New partnership established to tackle non-decent and accessible housing in England
The Centre for Ageing Better and Care & Repair England have joined forces to tackle non-decent housing across England.
The partnership, confirmed through a new Memorandum of Understanding, will identify key actions needed to improve the quality of existing homes in line with Ageing Better’s goal that by 2030, there will be one million fewer homes defined as hazardous and half of all new homes will meet accessibility standards.
Only seven percent of housing in England is accessible, and 20 percent of homes occupied by older people in England fail the government’s basic standard of decency. 1.3 million people aged 55 and over live in a home with at least one ‘category 1 hazard’ that poses a serious threat to the health or safety of people living in or visiting the home.
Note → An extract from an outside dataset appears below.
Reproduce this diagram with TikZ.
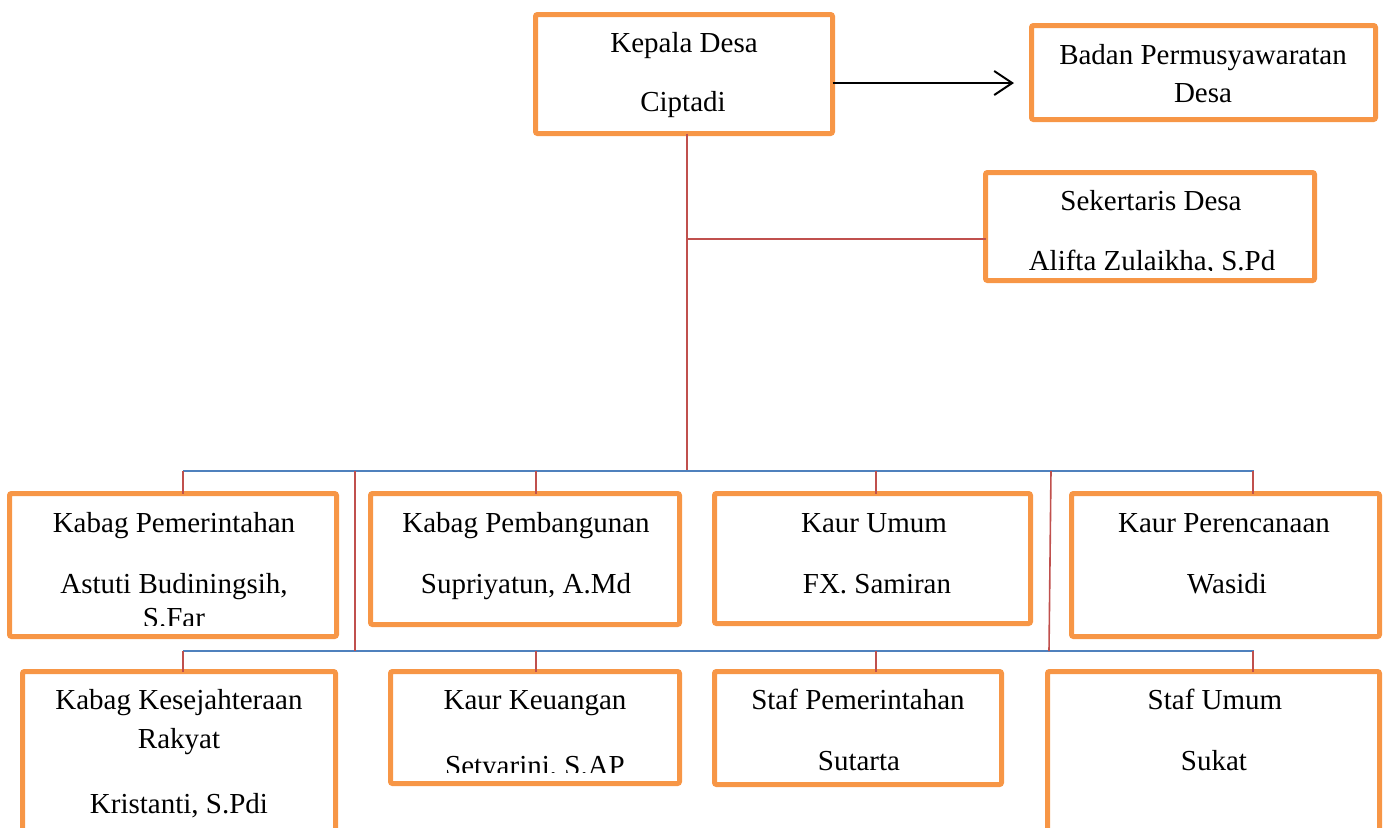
\documentclass[tikz,border=0pt]{standalone}
\usepackage{fontspec}
\setmainfont{Liberation Serif}
\usetikzlibrary{fit,arrows.meta}
\definecolor{orgb}{HTML}{F79646}
\definecolor{busblue}{HTML}{4F81BD}
\definecolor{linkred}{HTML}{C0504D}
\begin{document}
\begin{tikzpicture}[x=0.5pt,y=-0.5pt,
  box/.style={draw=orgb,line width=2.5pt,rounded corners=1pt,inner sep=0pt,outer sep=0pt,fit={#1}},
  txt/.style={anchor=base,inner sep=0pt,font=\fontsize{14.5pt}{17pt}\selectfont},
  bus/.style={draw=busblue,line width=1pt},
  link/.style={draw=linkred,line width=0.8pt},
  arr/.style={draw=black,line width=1pt,-{Straight Barb[length=9pt,width=12pt,line width=1pt]}}]
\clip (0,0) rectangle (1383,827);

% coordinates for connectors
\coordinate (ay) at (1014,83);
\coordinate (trunk) at (687,471);
\coordinate (skj) at (687,239);
\coordinate (b1l) at (183,471);
\coordinate (b1r) at (1254,471);
\coordinate (b2l) at (183,651);
\coordinate (b2r) at (1254,651);
\coordinate (v1t) at (355,471);
\coordinate (v1b) at (355,651);
\coordinate (v2t) at (1051,471);
\coordinate (v2b) at (1049,651);
\coordinate (x1) at (183,0);
\coordinate (x2) at (536,0);
\coordinate (x3) at (876,0);
\coordinate (x4) at (1253,0);

% boxes
\node[box={(535.5,14.5) (832.5,133.5)}] (kd) {};
\node[box={(1031.5,25.5) (1375.5,119.5)}] (bpd) {};
\node[box={(985.5,172.5) (1314.5,280.5)}] (sk) {};
\node[box={(9.5,493.5) (336.5,636.5)}] (kp) {};
\node[box={(370.5,493.5) (679.5,624.5)}] (kpb) {};
\node[box={(714.5,493.5) (1030.5,623.5)}] (ku) {};
\node[box={(1071.5,493.5) (1379.5,636.5)}] (kpr) {};
\node[box={(22.5,671.5) (335.5,880)}] (kks) {};
\node[box={(390.5,671.5) (679.5,783.5)}] (kk) {};
\node[box={(714.5,671.5) (1001.5,784.5)}] (sp) {};
\node[box={(1047.5,671.5) (1379.5,880)}] (su) {};

% connectors
\draw[arr] (kd.east |- ay) -- (ay);
\draw[link] (kd.south -| trunk) -- (trunk);
\draw[link] (skj) -- (skj -| sk.west);
\draw[bus] (b1l) -- (b1r);
\draw[bus] (b2l) -- (b2r);
\draw[link] (v1t) -- (v1b);
\draw[link] (v2t) -- (v2b);
\draw[link] (b1l -| x1) -- (kp.north -| x1);
\draw[link] (b1l -| x2) -- (kpb.north -| x2);
\draw[link] (b1l -| x3) -- (ku.north -| x3);
\draw[link] (b1l -| x4) -- (kpr.north -| x4);
\draw[link] (b2l -| x1) -- (kks.north -| x1);
\draw[link] (b2l -| x2) -- (kk.north -| x2);
\draw[link] (b2l -| x3) -- (sp.north -| x3);
\draw[link] (b2l -| x4) -- (su.north -| x4);

% texts
\node[txt] (kd1) at (684,52) {Kepala Desa};
\node[txt] (kd2) at (683,111) {Ciptadi};
\node[txt] (bpd1) at (1203,64) {Badan Permusyawaratan};
\node[txt] (bpd2) at (1203,102) {Desa};
\node[txt] (sk1) at (1151,210) {Sekertaris Desa};
\begin{scope}
\clip (990,240) rectangle (1310,270);
\node[txt] (sk2) at (1152,270) {Alifta Zulaikha, S.Pd};
\end{scope}
\node[txt] (kp1) at (174,532) {Kabag Pemerintahan};
\node[txt] (kp2) at (174,593) {Astuti Budiningsih,};
\begin{scope}
\clip (20,598) rectangle (330,625);
\node[txt] (kp3) at (174,627) {S.Far};
\end{scope}
\node[txt] (kpb1) at (526,532) {Kabag Pembangunan};
\node[txt] (kpb2) at (526,593) {Supriyatun, A.Md};
\node[txt] (ku1) at (874,532) {Kaur Umum};
\node[txt] (ku2) at (877,593) {FX. Samiran};
\node[txt] (kpr1) at (1224,532) {Kaur Perencanaan};
\node[txt] (kpr2) at (1227,593) {Wasidi};
\node[txt] (kks1) at (179,709) {Kabag Kesejahteraan};
\node[txt] (kks2) at (179,748) {Rakyat};
\node[txt] (kks3) at (179,813) {Kristanti, S.Pdi};
\node[txt] (kk1) at (535,709) {Kaur Keuangan};
\begin{scope}
\clip (395,740) rectangle (675,772);
\node[txt] (kk2) at (535,775) {Setyarini, S.AP};
\end{scope}
\node[txt] (sp1) at (858,709) {Staf Pemerintahan};
\node[txt] (sp2) at (859,770) {Sutarta};
\node[txt] (su1) at (1215,709) {Staf Umum};
\node[txt] (su2) at (1214,770) {Sukat};
\end{tikzpicture}
\end{document}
There is a longstanding history of collaboration between the Centre for Ageing Better and Care & Repair England, and the new Memorandum of Understanding confirms that the two organisations will work together for an initial period of three years.
Care & Repair England will use its specialist subject knowledge and influence as a key body in the housing sector to provide strategic advice to Ageing Better, who will bring evidence, analysis and evaluation expertise to the partnership.
Dr Anna Dixon, Chief Executive, Centre for Ageing Better, said: “Today’s housing stock is amongst the worst in Europe, and too many people are living in non-decent homes which endanger their health.
“There is a strong public appetite for future-proofed homes which enable people to live active and fulfilling lives, and there is much more that can be done to adapt our current housing stock to the needs of people in later life.”
The Memorandum of Understanding was signed in May 2019 by Sue Adams, Chief Executive of Care & Repair England, and Anna Dixon, Chief Executive of the Centre for Ageing Better.
Sue Adams, Chief Executive, Care & Repair England, added: “The vast majority of older people live in ordinary homes and wish to do so for as long as possible. Making those homes warm, safe, accessible places in which to age well is critical to maintaining health and independence in later life.
“There’s an urgent need to identify the most effective ways of making our existing housing stock fit for the future.”